▶ [WORK TO BE COMPLETED] Would you repeat the listing exactly but omit every picture?
+-------+
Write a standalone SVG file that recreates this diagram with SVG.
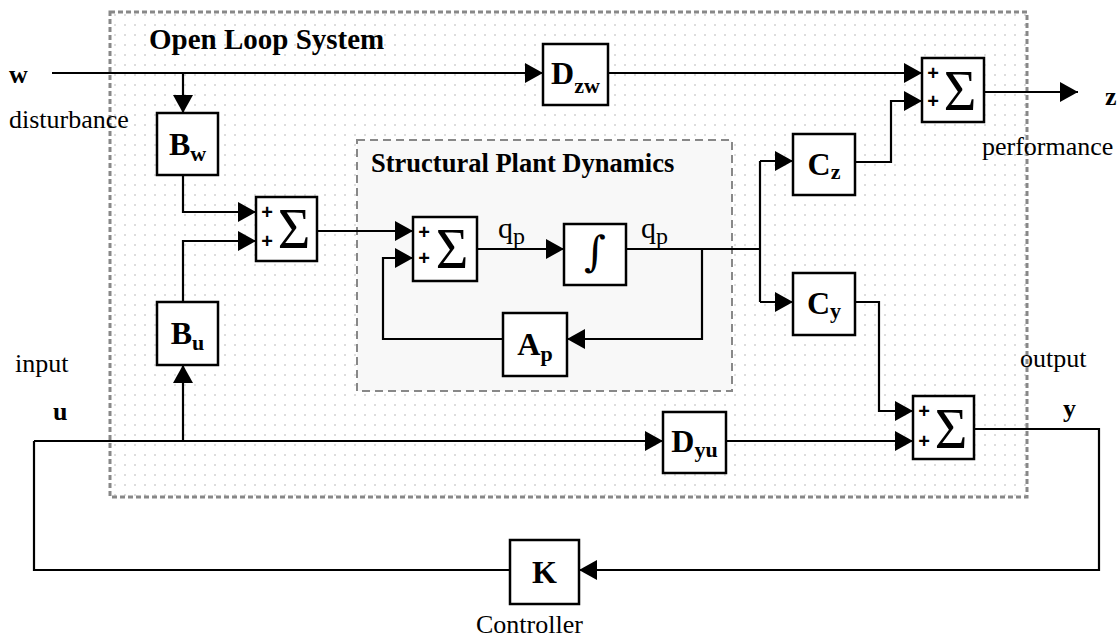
<svg xmlns="http://www.w3.org/2000/svg" width="1120" height="640" viewBox="0 0 1120 640">
<defs>
<pattern id="dots" width="10" height="10" patternUnits="userSpaceOnUse">
<circle cx="5" cy="5" r="1" fill="#d2d2d2"/>
</pattern>
<marker id="ah" markerUnits="userSpaceOnUse" markerWidth="18" markerHeight="20" refX="18" refY="10" orient="auto">
<path d="M0,0 L18,10 L0,20 Z" fill="#000"/>
</marker>
<style>
.blk{fill:#fff;stroke:#000;stroke-width:2.5}
.ln{fill:none;stroke:#000;stroke-width:2.2}
.arr{marker-end:url(#ah)}
.t{font-family:"Liberation Serif","Times New Roman",serif;fill:#000}
.b{font-weight:bold}
.lab{font-size:32px;font-weight:bold;text-anchor:middle}
.sub{font-size:22px}
.sig{font-size:56px;text-anchor:middle}
.pl{font-family:"Liberation Sans",Arial,sans-serif;font-size:20px;font-weight:bold;text-anchor:middle}
.txt{font-size:26px}
</style>
</defs>
<rect width="1120" height="640" fill="#fff"/>
<g id="open-loop-system">
<rect x="110" y="12" width="917" height="485" fill="url(#dots)" stroke="#888" stroke-width="3" stroke-dasharray="5 3"/>
<text class="t b" x="149" y="49" font-size="29">Open Loop System</text>
</g>
<g id="structural-plant">
<rect x="357" y="140" width="375" height="251" fill="#f8f8f8" stroke="#888" stroke-width="2" stroke-dasharray="8 5"/>
<text class="t b" x="371" y="172" font-size="26.5">Structural Plant Dynamics</text>
</g>
<g id="connectors">
<path class="ln arr" d="M52,73 H543"/>
<path class="ln arr" d="M183,73 V113"/>
<path class="ln arr" d="M183,175 V212 H256"/>
<path class="ln arr" d="M183,441 V365"/>
<path class="ln arr" d="M183,302 V241 H256"/>
<path class="ln arr" d="M317,231 H413"/>
<path class="ln arr" d="M477,249 H564"/>
<path class="ln" d="M626,249 H760"/>
<path class="ln arr" d="M702,249 V339 H567"/>
<path class="ln arr" d="M503,339 H383 V258 H413"/>
<path class="ln" d="M760,161 V302"/>
<path class="ln arr" d="M760,161 H793"/>
<path class="ln arr" d="M760,302 H793"/>
<path class="ln arr" d="M855,162 H891 V101 H922"/>
<path class="ln arr" d="M608,73 H922"/>
<path class="ln arr" d="M984,92 H1078"/>
<path class="ln arr" d="M855,302 H879 V411 H913"/>
<path class="ln arr" d="M34,441 H663"/>
<path class="ln arr" d="M726,441 H913"/>
<path class="ln arr" d="M974,429 H1099 V570 H579"/>
<path class="ln" d="M510,570 H34 V441"/>
</g>
<g id="Bw">
<rect class="blk" x="157" y="113" width="61" height="62"/>
<text class="t lab" x="187.5" y="155">B<tspan class="sub" dy="6">w</tspan></text>
</g>
<g id="Bu">
<rect class="blk" x="157" y="302" width="61" height="63"/>
<text class="t lab" x="187.5" y="344">B<tspan class="sub" dy="6">u</tspan></text>
</g>
<g id="sum1">
<rect class="blk" x="256" y="197" width="61" height="64"/>
<text class="t pl" x="267" y="219">+</text>
<text class="t pl" x="267" y="248">+</text>
<text class="t sig" x="294" y="248">Σ</text>
</g>
<g id="sum2">
<rect class="blk" x="413" y="217" width="64" height="64"/>
<text class="t pl" x="424" y="239">+</text>
<text class="t pl" x="424" y="265">+</text>
<text class="t sig" x="452" y="268">Σ</text>
</g>
<g id="qp1">
<text class="t" x="498" y="238" font-size="30">q<tspan font-size="24" dy="6">p</tspan></text>
</g>
<g id="integrator">
<rect class="blk" x="564" y="224" width="62" height="61"/>
<text x="595" y="266" font-size="42" text-anchor="middle" font-family="'DejaVu Serif',serif" font-weight="normal">∫</text>
</g>
<g id="qp2">
<text class="t" x="641" y="238" font-size="30">q<tspan font-size="24" dy="6">p</tspan></text>
</g>
<g id="Ap">
<rect class="blk" x="503" y="313" width="64" height="63"/>
<text class="t lab" x="535" y="355">A<tspan class="sub" dy="6">p</tspan></text>
</g>
<g id="Dzw">
<rect class="blk" x="543" y="44" width="65" height="61"/>
<text class="t lab" x="575.5" y="84">D<tspan class="sub" dy="9">zw</tspan></text>
</g>
<g id="Cz">
<rect class="blk" x="793" y="134" width="62" height="61"/>
<text class="t lab" x="824" y="175">C<tspan class="sub" dy="4">z</tspan></text>
</g>
<g id="Cy">
<rect class="blk" x="793" y="273" width="62" height="62"/>
<text class="t lab" x="824" y="314">C<tspan class="sub" dy="4">y</tspan></text>
</g>
<g id="sumz">
<rect class="blk" x="922" y="58" width="62" height="64"/>
<text class="t pl" x="933" y="80">+</text>
<text class="t pl" x="933" y="108">+</text>
<text class="t sig" x="960" y="110">Σ</text>
</g>
<g id="Dyu">
<rect class="blk" x="663" y="412" width="63" height="61"/>
<text class="t lab" x="694.5" y="452">D<tspan class="sub" dy="5">yu</tspan></text>
</g>
<g id="sumy">
<rect class="blk" x="913" y="396" width="61" height="63"/>
<text class="t pl" x="924" y="418">+</text>
<text class="t pl" x="924" y="448">+</text>
<text class="t sig" x="951" y="448">Σ</text>
</g>
<g id="K">
<rect class="blk" x="510" y="540" width="69" height="64"/>
<text class="t lab" x="544.5" y="583">K</text>
<text class="t txt" x="476" y="633">Controller</text>
</g>
<g id="labels">
<text class="t b txt" x="9" y="83">w</text>
<text class="t txt" x="9" y="128">disturbance</text>
<text class="t b txt" x="1105" y="105">z</text>
<text class="t txt" x="982" y="155">performance</text>
<text class="t txt" x="15" y="372">input</text>
<text class="t b txt" x="53" y="420">u</text>
<text class="t txt" x="1020" y="367">output</text>
<text class="t b txt" x="1063" y="417">y</text>
</g>
</svg>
+-------+
▶ [THE RESULT]
Write a standalone SVG file that recreates this diagram with SVG.
<svg xmlns="http://www.w3.org/2000/svg" width="1120" height="640" viewBox="0 0 1120 640">
<defs>
<pattern id="dots" width="10" height="10" patternUnits="userSpaceOnUse">
<circle cx="5" cy="5" r="1" fill="#d2d2d2"/>
</pattern>
<marker id="ah" markerUnits="userSpaceOnUse" markerWidth="18" markerHeight="20" refX="18" refY="10" orient="auto">
<path d="M0,0 L18,10 L0,20 Z" fill="#000"/>
</marker>
<style>
.blk{fill:#fff;stroke:#000;stroke-width:2.5}
.ln{fill:none;stroke:#000;stroke-width:2.2}
.arr{marker-end:url(#ah)}
.t{font-family:"Liberation Serif","Times New Roman",serif;fill:#000}
.b{font-weight:bold}
.lab{font-size:32px;font-weight:bold;text-anchor:middle}
.sub{font-size:22px}
.sig{font-size:56px;text-anchor:middle}
.pl{font-family:"Liberation Sans",Arial,sans-serif;font-size:20px;font-weight:bold;text-anchor:middle}
.txt{font-size:26px}
</style>
</defs>
<rect width="1120" height="640" fill="#fff"/>
<g id="open-loop-system">
<rect x="110" y="12" width="917" height="485" fill="url(#dots)" stroke="#888" stroke-width="3" stroke-dasharray="5 3"/>
<text class="t b" x="149" y="49" font-size="29">Open Loop System</text>
</g>
<g id="structural-plant">
<rect x="357" y="140" width="375" height="251" fill="#f8f8f8" stroke="#888" stroke-width="2" stroke-dasharray="8 5"/>
<text class="t b" x="371" y="172" font-size="26.5">Structural Plant Dynamics</text>
</g>
<g id="connectors">
<path class="ln arr" d="M52,73 H543"/>
<path class="ln arr" d="M183,73 V113"/>
<path class="ln arr" d="M183,175 V212 H256"/>
<path class="ln arr" d="M183,441 V365"/>
<path class="ln arr" d="M183,302 V241 H256"/>
<path class="ln arr" d="M317,231 H413"/>
<path class="ln arr" d="M477,249 H564"/>
<path class="ln" d="M626,249 H760"/>
<path class="ln arr" d="M702,249 V339 H567"/>
<path class="ln arr" d="M503,339 H383 V258 H413"/>
<path class="ln" d="M760,161 V302"/>
<path class="ln arr" d="M760,161 H793"/>
<path class="ln arr" d="M760,302 H793"/>
<path class="ln arr" d="M855,162 H891 V101 H922"/>
<path class="ln arr" d="M608,73 H922"/>
<path class="ln arr" d="M984,92 H1078"/>
<path class="ln arr" d="M855,302 H879 V411 H913"/>
<path class="ln arr" d="M34,441 H663"/>
<path class="ln arr" d="M726,441 H913"/>
<path class="ln arr" d="M974,429 H1099 V570 H579"/>
<path class="ln" d="M510,570 H34 V441"/>
</g>
<g id="Bw">
<rect class="blk" x="157" y="113" width="61" height="62"/>
<text class="t lab" x="187.5" y="155">B<tspan class="sub" dy="6">w</tspan></text>
</g>
<g id="Bu">
<rect class="blk" x="157" y="302" width="61" height="63"/>
<text class="t lab" x="187.5" y="344">B<tspan class="sub" dy="6">u</tspan></text>
</g>
<g id="sum1">
<rect class="blk" x="256" y="197" width="61" height="64"/>
<text class="t pl" x="267" y="219">+</text>
<text class="t pl" x="267" y="248">+</text>
<text class="t sig" x="294" y="248">Σ</text>
</g>
<g id="sum2">
<rect class="blk" x="413" y="217" width="64" height="64"/>
<text class="t pl" x="424" y="239">+</text>
<text class="t pl" x="424" y="265">+</text>
<text class="t sig" x="452" y="268">Σ</text>
</g>
<g id="qp1">
<text class="t" x="498" y="238" font-size="30">q<tspan font-size="24" dy="6">p</tspan></text>
</g>
<g id="integrator">
<rect class="blk" x="564" y="224" width="62" height="61"/>
<text x="595" y="266" font-size="42" text-anchor="middle" font-family="'DejaVu Serif',serif" font-weight="normal">∫</text>
</g>
<g id="qp2">
<text class="t" x="641" y="238" font-size="30">q<tspan font-size="24" dy="6">p</tspan></text>
</g>
<g id="Ap">
<rect class="blk" x="503" y="313" width="64" height="63"/>
<text class="t lab" x="535" y="355">A<tspan class="sub" dy="6">p</tspan></text>
</g>
<g id="Dzw">
<rect class="blk" x="543" y="44" width="65" height="61"/>
<text class="t lab" x="575.5" y="84">D<tspan class="sub" dy="9">zw</tspan></text>
</g>
<g id="Cz">
<rect class="blk" x="793" y="134" width="62" height="61"/>
<text class="t lab" x="824" y="175">C<tspan class="sub" dy="4">z</tspan></text>
</g>
<g id="Cy">
<rect class="blk" x="793" y="273" width="62" height="62"/>
<text class="t lab" x="824" y="314">C<tspan class="sub" dy="4">y</tspan></text>
</g>
<g id="sumz">
<rect class="blk" x="922" y="58" width="62" height="64"/>
<text class="t pl" x="933" y="80">+</text>
<text class="t pl" x="933" y="108">+</text>
<text class="t sig" x="960" y="110">Σ</text>
</g>
<g id="Dyu">
<rect class="blk" x="663" y="412" width="63" height="61"/>
<text class="t lab" x="694.5" y="452">D<tspan class="sub" dy="5">yu</tspan></text>
</g>
<g id="sumy">
<rect class="blk" x="913" y="396" width="61" height="63"/>
<text class="t pl" x="924" y="418">+</text>
<text class="t pl" x="924" y="448">+</text>
<text class="t sig" x="951" y="448">Σ</text>
</g>
<g id="K">
<rect class="blk" x="510" y="540" width="69" height="64"/>
<text class="t lab" x="544.5" y="583">K</text>
<text class="t txt" x="476" y="633">Controller</text>
</g>
<g id="labels">
<text class="t b txt" x="9" y="83">w</text>
<text class="t txt" x="9" y="128">disturbance</text>
<text class="t b txt" x="1105" y="105">z</text>
<text class="t txt" x="982" y="155">performance</text>
<text class="t txt" x="15" y="372">input</text>
<text class="t b txt" x="53" y="420">u</text>
<text class="t txt" x="1020" y="367">output</text>
<text class="t b txt" x="1063" y="417">y</text>
</g>
</svg>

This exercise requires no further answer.